As for the hike itself, I'm finding it really difficult to describe. It was hard, and steep, and sweaty. The mantra is that when you hike, you hike, and when you look at the beauty, look at the beauty--otherwise you might fall off the mountain. This is very true in some places for sure. There were hundreds of porters we saw walking up and down the stairs, carrying loads of various things on their backs--from steel plates to huge bundles of plastic to canisters of propane. We stayed in two hotels at the top for the 2 nights we were there, and the enormity of the buildings, with the fancy marble (or faux marble) floors and counters was humbling when I realized how all the materials had to get up the mountain. We asked our guide, Hu, if they really carried everything up and he kept insisting that they did, piece by piece. Knowing this, and the insane amount of work that must have gone into carving and building all the steps was really humbling--in addition to being among rocks larger than I have ever seen.
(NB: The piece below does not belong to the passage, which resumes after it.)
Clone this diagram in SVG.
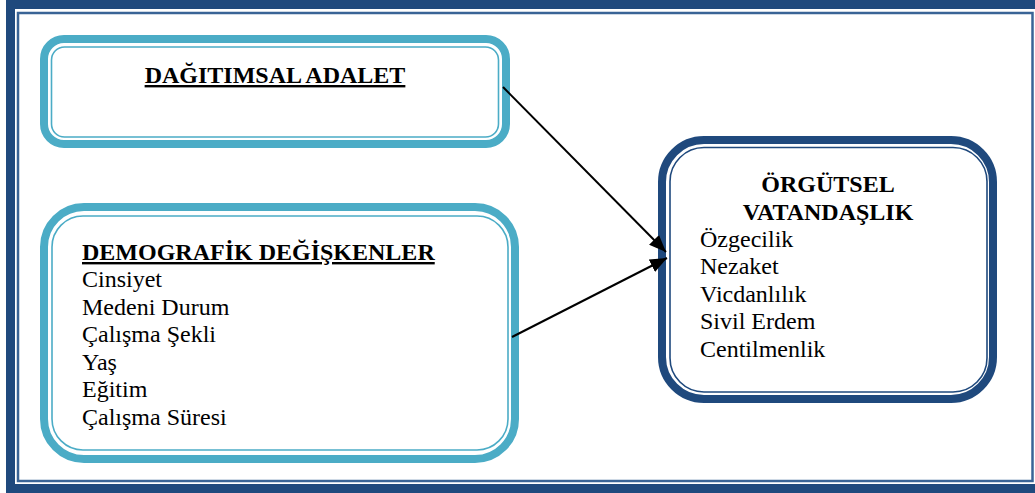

Despite all this, somehow the other tourists, mostly Chinese, were still really crass, spitting and yelling and playing their radios and talking on their cell phones. I'm surprised more people don't get hurt on that mountain considering all the distraction. There's a small poem in the works about it, because this might have been the most remarkable human related part of the hike.
Ok, since pictures are worth 1000 words, I'm going to do some more work on editing my photos so I can get them up. More later about the rest of the trip, and my adventures today.